Есть восточная пословица: «Чтобы построить минарет, нужно выкопать колодец и вывернуть его наизнанку». Горький как раз и отправил Бабеля в жизнь — в преисподнюю — копать колодец, для того чтобы он потом все вывернул наизнанку и построил минарет: книгу. В результате мы имеем «Конармию» и дневник Бабеля 1920 года, который в тысячу раз страшнее книги. Задача писателя на примере Бабеля видится такой: опуститься в геенну и оттуда, из геенны, поднять и искупить высшие смыслы — искры божественной святости.
Есть всего два или три романа, открывшие свой вечный незримый мир, реально существующий в реальном ландшафте. Необходимы только специальный настрой сознания и упорство путешественника и наблюдателя для его переоткрытия. При этом способ путешествия можно выбрать свободно: открыть книгу или выйти за порог, с равным успехом.
Мне нравится, когда текст обладает мышлением. Когда видишь, как проза сама по себе «думает». Всей своей структурой. Есть в этой «малой прозе» Музиля такие тонкие, мыслительные периоды, необычайно органичные глубиной всему повествованию, абсолютно недоступные анализу, логическому препарированию. Своей тканью (уже плотью) они создают мощное движение, наращение художественного смысла. В «Гриджии» любовники оказываются запертыми в творящей крипте забвения, женщина все же спасается, и это самый страшный и самый необъяснимый финал в литературе, который заставляет саму Ананке прошептать оправдания.

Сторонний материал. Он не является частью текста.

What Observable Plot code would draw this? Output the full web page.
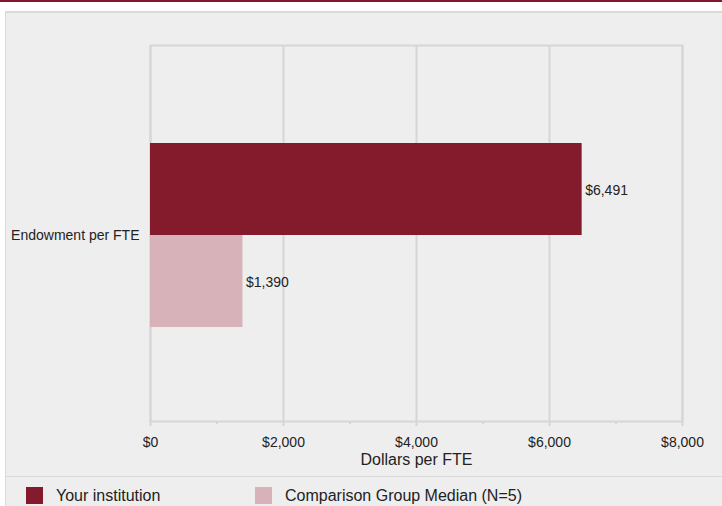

Остатки тиража этой книги я вместе с ее автором спасал охапками из полузатопленного подвала в Потаповском переулке. Это единственная книга, разделы которой переложены рентгеновскими снимками костей и черепов. И это единственная книга, без которой на Судном дне не обойдется, чтобы меня воскресить и призвать к ответу. Потому что я из нее состою, так же как состою из плоти и костей.